Price Realized: $ 4,000
?Final Price Realized includes Buyer’s Premium added to Hammer Price
Estimate: $ 800 - $ 1,200
"OUR FUGITIVE SLAVES ESCAPING INTO CANADA MAY BE RECOVERED" CLAY, HENRY. Letter Signed, "H.Clay," as Secretary of State, to John T. Langhorne, promising to recommend him for a Postmaster General position, explaining that he soon expects to learn the result of negotiations with the British concerning the recovery of fugitive slaves in Canada, and noting that he is not optimistic that the negotiations would be successful. 1 page, 4to; faint scattered staining, short closed tear in bottom edge, docketing verso, folds. Washington, 27 September 1827

Additional Details

". . . Among the objects of negotiation with which Mr. Gallatin is charged, is that of endeavouring to effect an arrangement with the British Government by which our fugitive slaves escaping into Canada may be recovered. With what success the negotiation may be attended we shall very shortly know. I do not feel very sanguine in regard to it."

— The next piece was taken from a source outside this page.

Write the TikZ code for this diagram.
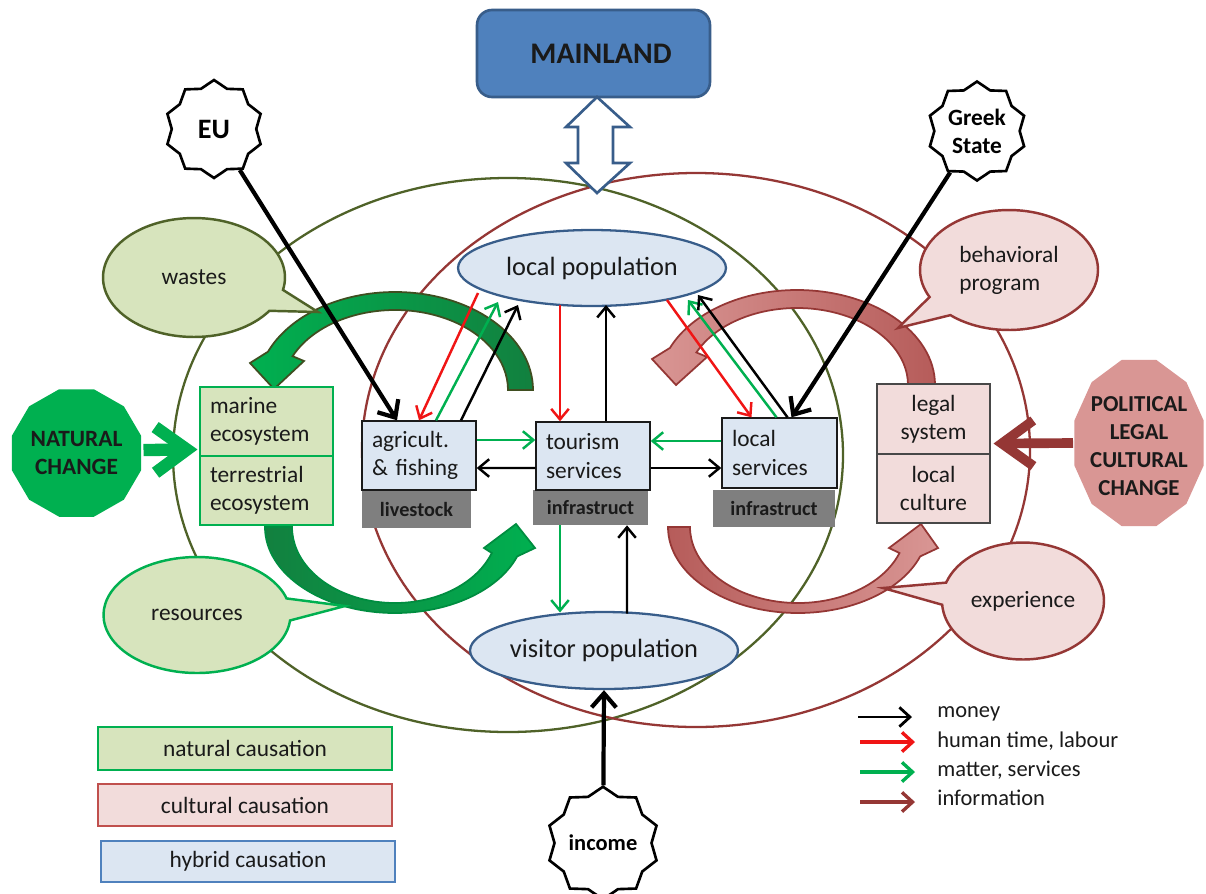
\documentclass[tikz,border=0pt]{standalone}
\usepackage{fontspec}
\setmainfont{Carlito}
\usetikzlibrary{shapes.geometric,shapes.callouts,arrows.meta}
\definecolor{cOlive}{HTML}{4F6228}
\definecolor{cDRed}{HTML}{953735}
\definecolor{cLGreen}{HTML}{D7E4BD}
\definecolor{cLRed}{HTML}{F2DCDB}
\definecolor{cLBlue}{HTML}{DCE6F2}
\definecolor{cBlue}{HTML}{4F81BD}
\definecolor{cBBord}{HTML}{385D8A}
\definecolor{cGreen}{HTML}{00B050}
\definecolor{cDGreen}{HTML}{12803F}
\definecolor{cGray}{HTML}{7F7F7F}
\definecolor{cRose}{HTML}{D99694}
\definecolor{cDRose}{HTML}{B65C5A}
\definecolor{cText}{HTML}{1A1A1A}
\definecolor{cRed}{HTML}{F01515}
\definecolor{cLegRed}{HTML}{C0504D}
\begin{document}
\begin{tikzpicture}[x=0.02cm,y=0.02cm,
  bigtxt/.style={font=\fontsize{13.3}{16}\selectfont},
  poptxt/.style={font=\fontsize{15}{18}\selectfont},
  hbox/.style={rectangle, draw=cText, line width=0.8pt, fill=cLBlue, inner xsep=0.2cm, inner ysep=0pt, align=left, bigtxt, text=cText},
  gbox/.style={rectangle, fill=cGray, inner sep=0pt, font=\fontsize{11.5}{14}\selectfont\bfseries, text=cText},
  ecobox/.style={rectangle, draw=cGreen, line width=0.6pt, fill=cLGreen, inner xsep=0.2cm, inner ysep=0pt, align=left, bigtxt, text=cText},
  culbox/.style={rectangle, draw=cText!80, line width=0.6pt, fill=cLRed, inner sep=0pt, align=center, bigtxt, text=cText},
  popell/.style={ellipse, draw=cBBord, line width=1.3pt, fill=cLBlue, inner sep=0pt, poptxt, text=cText},
  sealstar/.style={star, star points=10, star point ratio=1.16, draw=black, line width=1.5pt, fill=white, inner sep=0pt, align=center},
  wcall/.style={ellipse callout, callout pointer arc=22, line width=1.4pt, inner sep=0pt, bigtxt, text=cText, align=left},
  flowarr/.style={line width=1.4pt, -{Straight Barb[length=6pt,width=10pt]}},
  heavyarr/.style={line width=2.4pt, -{Straight Barb[length=8pt,width=14pt]}},
  legbox/.style={rectangle, line width=0.7pt, minimum width=5.88cm, inner sep=0pt, bigtxt, text=cText},
  legtxt/.style={anchor=west, inner sep=0pt, font=\fontsize{12.8}{15}\selectfont, text=cText}
]
\useasboundingbox (0,0) rectangle (1206,-893);
\fill[white] (0,0) rectangle (1206,-893);

% big domain ellipses
\draw[cOlive, line width=1.3pt] (508,-455) ellipse [x radius=335, y radius=277];
\draw[cDRed, line width=1.3pt] (696,-450) ellipse [x radius=334, y radius=277];

% mainland
\node[rectangle, rounded corners=0.3cm, fill=cBlue, draw=cBBord, line width=1.5pt,
  minimum width=4.66cm, minimum height=1.74cm, font=\fontsize{17}{20}\selectfont\bfseries, text=cText]
  (mainland) at (593.5,-53.5) {\hspace*{0.3cm}MAINLAND};
\draw[fill=white, draw=cBBord, line width=1.5pt]
  (597,-97) -- (630,-127) -- (613,-127) -- (613,-163) -- (630,-163) -- (597,-193)
  -- (566,-163) -- (578,-163) -- (578,-127) -- (566,-127) -- cycle;

% natural change polygon
\fill[cGreen] plot[variable=\a, samples at={0,30,...,330}] ({76.5+67*cos(\a+15)},{-453+66*sin(\a+15)}) -- cycle;
\node[align=center, font=\fontsize{13.3}{16}\selectfont\bfseries, text=cText] (natc) at (76.5,-453) {NATURAL\\CHANGE};
% political change polygon
\fill[cRose] plot[variable=\a, samples at={0,30,...,330}] ({1139+67*cos(\a+15)},{-443+86*sin(\a+15)}) -- cycle;
\node[align=center, font=\fontsize{13}{16}\selectfont\bfseries, text=cText] (polc) at (1139,-446) {POLITICAL\\LEGAL\\CULTURAL\\CHANGE};

% curved arrows
\path[left color=cGreen, right color=cDGreen, draw=cOlive!80!black, line width=1pt]
  (533,-390) arc[start angle=0, end angle=157, x radius=138, y radius=98]
  -- (250,-363) -- (274,-389) -- (304,-361) -- (292.59,-356.19)
  arc[start angle=155, end angle=0, x radius=113, y radius=80] -- cycle;
\path[left color=cDGreen, right color=cGreen, draw=cGreen!80!black, line width=1pt]
  (265,-527) arc[start angle=180, end angle=340, x radius=130, y radius=86]
  -- (535,-548) -- (516,-524) -- (484,-548) -- (491.79,-552.99)
  arc[start angle=340, end angle=180, x radius=103, y radius=76] -- cycle;
\path[left color=cRose, right color=cDRose, draw=cDRed, line width=1pt]
  (935,-385) arc[start angle=0, end angle=157, x radius=138, y radius=95]
  -- (652,-359) -- (676,-385) -- (707,-357) -- (696.40,-352.46)
  arc[start angle=155, end angle=0, x radius=111, y radius=77] -- cycle;
\path[left color=cDRose, right color=cRose, draw=cDRed, line width=1pt]
  (668,-527) arc[start angle=180, end angle=340, x radius=130, y radius=86]
  -- (938,-548) -- (921,-524) -- (889,-548) -- (899.49,-552.99)
  arc[start angle=340, end angle=180, x radius=108, y radius=76] -- cycle;

% callouts
\node[wcall, draw=cOlive, fill=cLGreen, minimum width=3.64cm, minimum height=2.38cm,
  callout absolute pointer={(318,-312)}] (wastes) at (194,-277.5) {wastes};
\node[wcall, draw=cGreen, fill=cLGreen, minimum width=3.74cm, minimum height=2.32cm,
  callout absolute pointer={(345,-606)}] (res) at (197,-615) {resources};
\node[wcall, draw=cDRed, fill=cLRed, minimum width=3.56cm, minimum height=2.4cm,
  callout absolute pointer={(898,-328)}] (behav) at (1009,-270) {behavioral\\program};
\node[wcall, draw=cDRed, fill=cLRed, minimum width=3.24cm, minimum height=2.34cm,
  callout absolute pointer={(883,-588)}] (exper) at (1023,-601) {experience};

% boxes
\node[ecobox, minimum width=2.66cm, minimum height=1.38cm, text width=2.26cm] (eco1) at (266.5,-421.5) {marine\\ecosystem};
\node[ecobox, minimum width=2.66cm, minimum height=1.38cm, text width=2.26cm] (eco2) at (266.5,-490.5) {terrestrial\\ecosystem};
\node[culbox, minimum width=2.26cm, minimum height=1.4cm] (legal) at (933.5,-419) {legal\\system};
\node[culbox, minimum width=2.26cm, minimum height=1.38cm] (cult) at (933.5,-488.5) {local\\culture};

\node[gbox, minimum width=2.18cm, minimum height=0.76cm] (live) at (416.5,-509) {livestock};
\node[gbox, minimum width=2.3cm, minimum height=0.7cm] (inf1) at (590.5,-507.5) {infrastruct};
\node[gbox, minimum width=2.44cm, minimum height=0.74cm] (inf2) at (774,-508.5) {infrastruct};
\node[hbox, minimum width=2.28cm, minimum height=1.38cm, text width=1.88cm] (agri) at (419,-455.5) {agricult.\\\& fishing};
\node[hbox, minimum width=2.28cm, minimum height=1.36cm, text width=1.88cm] (tour) at (593,-456) {tourism\\services};
\node[hbox, minimum width=2.3cm, minimum height=1.4cm, text width=1.9cm] (locs) at (779.5,-453) {local\\services};

\node[popell, minimum width=5.36cm, minimum height=1.52cm] (lp) at (592,-268) {local population};
\node[popell, minimum width=5.36cm, minimum height=1.54cm] (vp) at (604,-650.5) {visitor population};

% stars
\node[sealstar, minimum size=1.96cm, font=\fontsize{16}{19}\selectfont\bfseries] (eu) at (214,-129) {EU};
\node[sealstar, minimum size=1.98cm, font=\fontsize{13.3}{16}\selectfont\bfseries] (gs) at (977,-131) {Greek\\State};
\node[sealstar, minimum size=1.96cm, font=\fontsize{12.8}{15}\selectfont\bfseries] (inc) at (603,-843) {income};

% change arrows
\draw[cGreen, line width=7pt, -{Straight Barb[length=18pt,width=26pt]}] ([shift={(67,3)}]natc.center) -- ([shift={(-2,6)}]eco2.north west);
\draw[cDRed, line width=5.5pt, -{Straight Barb[length=18pt,width=26pt]}] ([shift={(-66,3)}]polc.center) -- ([shift={(3,11)}]legal.south east);

% external drivers
\draw[heavyarr] (eu) -- ([shift={(-22,0)}]agri.north);
\draw[heavyarr] (gs) -- ([shift={(12,0)}]locs.north);
\draw[heavyarr] (inc) -- (vp.south);

% flows left
\draw[flowarr, cRed] ([shift={(-114,-25)}]lp.center) -- (agri.north);
\draw[flowarr, cGreen] ([shift={(17,0)}]agri.north) -- ([shift={(-94,-34)}]lp.center);
\draw[flowarr] ([shift={(42,0)}]agri.north) -- ([shift={(-74,-37)}]lp.center);
% flows centre
\draw[flowarr, cRed] ([shift={(-32,-37)}]lp.center) -- ([shift={(-33,0)}]tour.north);
\draw[flowarr] ([shift={(13,0)}]tour.north) -- ([shift={(14,-37)}]lp.center);
% flows right
\draw[flowarr, cRed] ([shift={(75,-32)}]lp.center) -- ([shift={(-28,0)}]locs.north);
\draw[flowarr, cGreen] ([shift={(-3,0)}]locs.north) -- ([shift={(96,-32)}]lp.center);
\draw[flowarr] ([shift={(8,0)}]locs.north) -- ([shift={(106,-27)}]lp.center);
% horizontal flows
\draw[flowarr, cGreen] ([shift={(0,15.5)}]agri.east) -- ([shift={(0,16)}]tour.west);
\draw[flowarr] ([shift={(0,-12)}]tour.west) -- ([shift={(0,-12.5)}]agri.east);
\draw[flowarr, cGreen] ([shift={(0,12)}]locs.west) -- ([shift={(0,15)}]tour.east);
\draw[flowarr] ([shift={(0,-12)}]tour.east) -- ([shift={(0,-15)}]locs.west);
% flows bottom
\draw[flowarr, cGreen] ([shift={(-30.5,0)}]inf1.south) -- ([shift={(-44,38)}]vp.center);
\draw[flowarr] ([shift={(23,37)}]vp.center) -- ([shift={(36.5,0)}]inf1.south);

% legend boxes
\node[legbox, draw=cGreen, fill=cLGreen, minimum height=0.86cm] (lnat) at (245,-748.5) {natural causation};
\node[legbox, draw=cLegRed, fill=cLRed, minimum height=0.84cm] (lcul) at (245,-805) {cultural causation};
\node[legbox, draw=cBlue, fill=cLBlue, minimum height=0.82cm] (lhyb) at (248,-861.5) {hybrid causation};

% legend arrows
\coordinate (a1) at (858,-717); \coordinate (b1) at (912,-717);
\coordinate (a2) at (860,-742); \coordinate (b2) at (915,-742);
\coordinate (a3) at (860,-772); \coordinate (b3) at (915,-772);
\coordinate (a4) at (860,-802); \coordinate (b4) at (915,-802);
\draw[line width=1.6pt, -{Straight Barb[length=6pt,width=11pt]}] (a1) -- (b1);
\draw[line width=1.9pt, cRed, -{Straight Barb[length=6pt,width=11pt]}] (a2) -- (b2);
\draw[line width=1.9pt, cGreen, -{Straight Barb[length=6pt,width=11pt]}] (a3) -- (b3);
\draw[line width=1.9pt, cDRed, -{Straight Barb[length=6pt,width=11pt]}] (a4) -- (b4);
\node[legtxt] (t1) at (937,-714) {money};
\node[legtxt] (t2) at (937,-741) {human time, labour};
\node[legtxt] (t3) at (937,-770) {matter, services};
\node[legtxt] (t4) at (937,-798) {information};
\end{tikzpicture}
\end{document}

On July 5, 1827, U.S. Minister to the UK Albert Gallatin, then in negotiations with British ministers concerning the recovery of fugitive slaves in British territories, related the statement of the ministers: "[I]t was utterly impossible for them to agree to a stipulation for the surrender of fugitive slaves." When Henry Clay then renewed negotiations conducted by another U.S. minister, the result was similar: "[T]he law of Parliament gave freedom to every slave who effected his landing on British ground" (William Jay, Miscellaneous Writings on Slavery, Boston, 1853). Although Clay was a slaveholder, he supported a policy of gradual emancipation and was instrumental in the success of the Compromise of 1850.